To top it when you see your own photographs which are no where close to what you see posted on social media it’s like death knell to your wildlife photography. Lesser the likes on social media, closer will be the end of your photography journey. 🙂 On positive side it will push to improve skills, upgrade equipment and learn additional skills by joining photography classes, doing workshops etc. Now this is cost only people who fall in love with wild spirits will take up. Most people give up wildlife photography after looking at complexity of using these tools, disciplined effort and patience that is required.

Coming back to cost these can be mitigated to some extent by sharing safaris cost with another photographer/co-traveller. The key to managing the cost is taking inputs from people who are regulars to forest in India. So even if you get a high quote from expert don’t compare it with trip to Bangkok or Sri-Lanka. It will include all costs of visit and price of his expertise. Also the experience of visiting a jungle is very different compared to roaming around as tourist in some city. It is something one needs to experience atleast once. You can do this even if you are not photographer. For me it is not cost, it is invaluable experience and journey brimmed with learning. Journey of knowing yourself. Next time when you are planning vacation, plan to spend few days in jungle. Visit jungle to enjoy nature and you will see the difference for yourself. Don’t bother about photography. Wildlife photography can take back seat till then. Don’t invest in equipment till you fall in love with jungle and its denizens.

I have been fortunate enough to be guided and mentored by some of the best wildlife photographers in India. I have done workshops and field visits with them.

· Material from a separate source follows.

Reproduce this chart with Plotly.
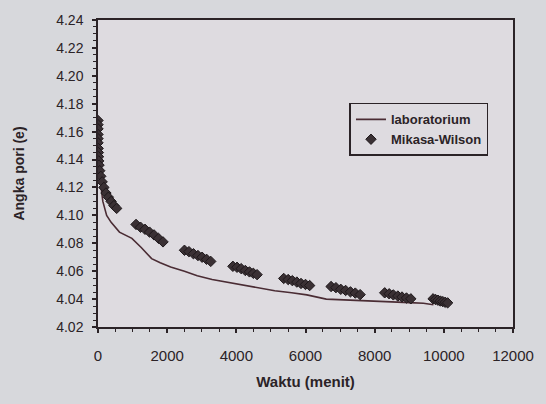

Every time I go to jungle I learn something new. I have failed so many times. Sometimes I fail technically & sometimes creatively.  David Harvey explains photography like this - “Don’t shoot what it looks like, shoot what it feels like”

One of worst shot. Maybe the one that has given me biggest learning on field. Light was perfect, tiger was co-operative, story was in place, I was in right position guided by mentor but in heat of moment I messed up on technical aspects when tiger jumped on tree. This what makes wildlife photography fun and challenging.

I believe I am still learning and far-far away from been called wild life photographer. The spirits of wild want me to visit jungles more often and shoot them. I am hopeful that  one day I will inspire people by means of my images,blogs and privately guided experiences to take up wildlife photography and/or care for nature/forests and jungles. They will be ultimately be brand ambassadors for spirt’s of wild just like me!